Although cows' milk is not introduced as a main drink before the age of one year, cows' milk protein is present in the main brands of infant formula resulting in causing this allergy. Most milk protein allergy in children disappears by the age of three to five, whereas some allergies like allergy to nuts tend to last for life.
The Department of Health has warned against routine prescription of soy-based infant formulas because of the high content of phytoestrogens - compounds that mimic the action of the female hormone oestrogen. This could pose a risk in the long - term reproductive health of infants and also by causing allergies to both kinds of milk in infants.
Jane Bell, 34, mother, who lives in London with police officer husband Michael, says it took months to get the right diagnosis and treatment for her baby Lilly. She said that Lilly was reacting to formula milk within 24 hours from birth but the GPs failed in recognizing before she collapsed at the age of nine months. Mrs. Bell had then taken Lilly to Royal Free Hospital, where the doctors recognised straight away that she was suffering from an allergy and treated her with an amino acid-based formula that didn't contain any cows' milk or soy protein that she started to recover.
'Nine out of 10 doctors want more help to spot affected babies' - said Dr Martin Brueton, Consultant Paediatric Gastroenterologist at Chelsea and Westminster Hospital and UK spokesperson for Act Against Allergy. He added that the Act Against Allergy would issue guidelines next year to help doctors diagnose and correctly treat babies suffering from the problem.

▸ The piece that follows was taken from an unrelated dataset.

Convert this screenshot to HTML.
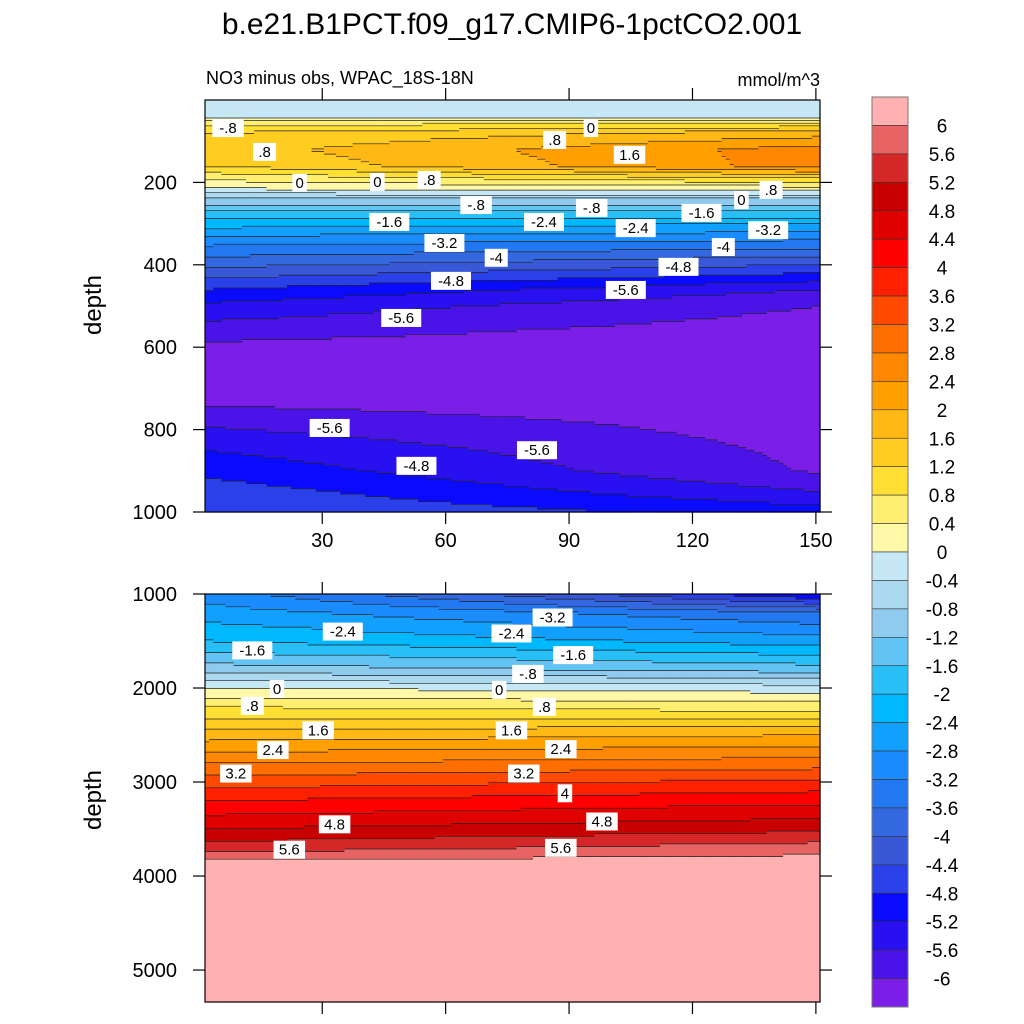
<!DOCTYPE html>
<html><head><meta charset="utf-8">
<style>
body{margin:0;background:#fff;}
svg{display:block;font-family:"Liberation Sans",Arial,sans-serif;}
</style></head>
<body>
<svg id="chart" width="1024" height="1024" viewBox="0 0 1024 1024" xmlns="http://www.w3.org/2000/svg">
<text x="512" y="34" text-anchor="middle" font-size="30">b.e21.B1PCT.f09_g17.CMIP6-1pctCO2.001</text>
<text x="206" y="84" font-size="18">NO3 minus obs, WPAC_18S-18N</text>
<text x="820" y="86" text-anchor="end" font-size="18">mmol/m^3</text>
<text transform="translate(101,305) rotate(-90)" text-anchor="middle" font-size="24">depth</text>
<text transform="translate(101,800) rotate(-90)" text-anchor="middle" font-size="24">depth</text>
<g id="top"></g>
<g id="bot"></g>
<g id="cbar"></g>
</svg>
<script>
const years=[1.5,151];
const topDepths=[0,40,55,80,120,160,190,215,240,270,300,340,380,420,460,500,560,600,730,780,850,900,950,1000];
const topStart=[-0.3,-0.2,0.6,1.2,1.4,1.2,0.5,0.0,-0.8,-1.6,-2.2,-3.0,-3.6,-4.2,-4.8,-5.3,-5.8,-6.1,-6.1,-5.7,-5.2,-4.9,-4.6,-4.4];
const topEnd=[-0.3,-0.2,0.8,1.8,2.6,2.6,1.2,0.2,-0.8,-1.6,-2.4,-3.2,-4.0,-4.8,-5.6,-6.0,-6.2,-6.3,-6.3,-6.2,-6.1,-6.05,-5.6,-5.0];
const botDepths=[1000,1200,1500,1800,2000,2200,2500,2800,3000,3200,3500,3700,3850,4000,5350];
const botStart=[-3.0,-2.6,-2.0,-1.0,0.0,0.8,1.8,2.8,3.4,4.0,4.8,5.4,6.1,6.2,6.2];
const botEnd=[-5.2,-3.6,-2.6,-1.4,-0.2,0.6,2.0,3.0,3.7,4.3,5.1,5.8,6.2,6.2,6.2];
const cbLabels=["6","5.6","5.2","4.8","4.4","4","3.6","3.2","2.8","2.4","2","1.6","1.2","0.8","0.4","0","-0.4","-0.8","-1.2","-1.6","-2","-2.4","-2.8","-3.2","-3.6","-4","-4.4","-4.8","-5.2","-5.6","-6"];
const colorsTopDown=["#ffb0b0","#e86464","#d42828","#c80000","#e00000","#ff0000","#ff2000","#ff4a00","#ff6e00","#ff8800","#ffa000","#ffb814","#ffcc22","#ffdf33","#ffef70","#fff8a8","#c6e8f6","#aad9f0","#8ecbee","#62c4f4","#28bff8","#00b8ff","#12a0ff","#1a8cff","#2278f0","#3468e0","#3858d8","#2a40e8","#0a0aff","#2810f0","#4a14e8","#7a1ee8"];
const topXTicks=[30,60,90,120,150];
const topYTicks=[200,400,600,800,1000];
const botYTicks=[1000,2000,3000,4000,5000];
const topLabels=[["-.8",7.1,68],[".8",16,126],["0",24.5,201],["0",43.4,199],[".8",56,194],["-1.6",46.3,296],["-.8",67.4,255],["-2.4",83.9,296],["-.8",95.5,262],["-2.4",106.2,311],["-1.6",122.2,274],["0",131.9,243],[".8",139.1,218],["-3.2",138.4,316],["-4",127.5,357],["-3.2",59.7,347],["-4",72.3,383],["-4.8",61.3,439],["-4.8",116.6,405],["-5.6",103.8,461],["-5.6",49.2,529],[".8",86.5,97],["0",95.3,68],["1.6",104.7,133],["-5.6",31.8,796],["-5.6",82.2,850],["-4.8",52.9,888]];
const botLabels=[["-1.6",13,1600],["-2.4",35,1400],["-2.4",76,1420],["-3.2",86,1250],["-1.6",91,1650],["-.8",80,1850],["0",19,2010],["0",73,2020],[".8",13,2190],[".8",84,2200],["1.6",29,2450],["1.6",76,2450],["2.4",18,2660],["2.4",88,2650],["3.2",9,2910],["3.2",79,2910],["4",89,3120],["4.8",33,3450],["4.8",98,3420],["5.6",22,3720],["5.6",88,3700]];

const NS="http://www.w3.org/2000/svg";
function mk(tag,attrs,parent){const e=document.createElementNS(NS,tag);for(const k in attrs)e.setAttribute(k,attrs[k]);parent.appendChild(e);return e;}
const X0=205,X1=820;
function xScale(y){return X0+(y-years[0])/(years[1]-years[0])*(X1-X0);}
function interp(ds,vs,d){if(d<=ds[0])return vs[0];for(let i=1;i<ds.length;i++){if(d<=ds[i]){const t=(d-ds[i-1])/(ds[i]-ds[i-1]);return vs[i-1]+t*(vs[i]-vs[i-1]);}}return vs[vs.length-1];}
function bin(v){let k=Math.floor((v+6)/0.4)+1;return Math.max(0,Math.min(31,k));}
function colorFor(k){return colorsTopDown[31-k];}

function panel(g,y0,y1,d0,d1,ds,vs0,vs1,yTicks,xLabels,labels,nm){
  const ys=d=>y0+(d-d0)/(d1-d0)*(y1-y0);
  const nc=150,nr=160;
  const cw=(X1-X0)/nc,rh=(y1-y0)/nr;
  const bins=[];
  for(let i=0;i<nc;i++){const yr=years[0]+(i+0.5)/nc*(years[1]-years[0]);const t=(yr-years[0])/(years[1]-years[0]);const col=[];
    for(let j=0;j<nr;j++){const d=d0+(j+0.5)/nr*(d1-d0);const v=interp(ds,vs0,d)*(1-t)+interp(ds,vs1,d)*t;col.push(bin(v));}
    bins.push(col);}
  const cells=mk('g',{},g);
  
  
  for(let i=0;i<nc;i++){let j=0;while(j<nr){let k=j;while(k+1<nr&&bins[i][k+1]===bins[i][j])k++;
    const r=mk('rect',{x:(X0+i*cw).toFixed(2),y:(y0+j*rh).toFixed(2),width:(cw+0.6).toFixed(2),height:((k-j+1)*rh+0.6).toFixed(2),fill:colorFor(bins[i][j])},cells);
    
    
    j=k+1;}}
  let path='';
  for(let i=0;i<nc;i++)for(let j=0;j<nr-1;j++)if(bins[i][j]!==bins[i][j+1]){const yy=y0+(j+1)*rh;path+=`M${(X0+i*cw).toFixed(1)} ${yy.toFixed(1)}h${cw.toFixed(2)}`;}
  const cl=mk('path',{d:path,stroke:'#222',fill:'none','stroke-width':0.7},g);
  
  
  labels.forEach(l=>{const x=xScale(l[1]),y=ys(l[2]);const w=l[0].length*8.5+6;
    const lg=mk('g',{},g);
    
    
    mk('rect',{x:x-w/2,y:y-9,width:w,height:18,fill:'#fff'},lg);
    const t=mk('text',{x:x,y:y+5,'text-anchor':'middle','font-size':15},lg);t.textContent=l[0];});
  const fr=mk('rect',{x:X0,y:y0,width:X1-X0,height:y1-y0,fill:'none',stroke:'#000','stroke-width':1.2},g);
  
  
  yTicks.forEach(d=>{const y=ys(d);if(y<y0-1||y>y1+1)return;
    mk('line',{x1:X0,x2:X0-12,y1:y,y2:y,stroke:'#000','stroke-width':1.2},g);
    mk('line',{x1:X1,x2:X1+12,y1:y,y2:y,stroke:'#000','stroke-width':1.2},g);
    const t=mk('text',{x:X0-28,y:y+7,'text-anchor':'end','font-size':20},g);
    
    
    t.textContent=d;});
  topXTicks.forEach(v=>{const x=xScale(v);
    mk('line',{x1:x,x2:x,y1:y1,y2:y1+12,stroke:'#000','stroke-width':1.2},g);
    mk('line',{x1:x,x2:x,y1:y0,y2:y0-12,stroke:'#000','stroke-width':1.2},g);
    if(xLabels){const t=mk('text',{x:x,y:y1+35,'text-anchor':'middle','font-size':20},g);
      
      
      t.textContent=v;}});
}
panel(document.getElementById('top'),100,512,0,1000,topDepths,topStart,topEnd,topYTicks,true,topLabels,'top');
panel(document.getElementById('bot'),594,1002,1000,5340,botDepths,botStart,botEnd,botYTicks,false,botLabels,'bottom');

const cb=document.getElementById('cbar');
const cy0=97,cy1=1007,bh=(cy1-cy0)/32;
colorsTopDown.forEach((c,i)=>{const r=mk('rect',{x:872,y:cy0+i*bh,width:36,height:bh,fill:c,stroke:'#333','stroke-width':0.6},cb);
  
  });
mk('rect',{x:872,y:cy0,width:36,height:cy1-cy0,fill:'none',stroke:'#777','stroke-width':1},cb);
cbLabels.forEach((l,i)=>{const t=mk('text',{x:942,y:cy0+(i+1)*bh+7,'text-anchor':'middle','font-size':19},cb);
  
  
  t.textContent=l;});
</script>
</body></html>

Any parent who suspects milk allergy in their child may consult a paediatric allergy specialist instead of GPs - He added 'Although cows' milk allergy often improves or resolves over time, it causes small babies and their families a great deal of distress. 'Hence the need for early diagnosis and appropriate treatment.' The need now is to provide better information about the allergy so as to make it easier to diagnose milk protein allergy in infants - said Dr. Brueton.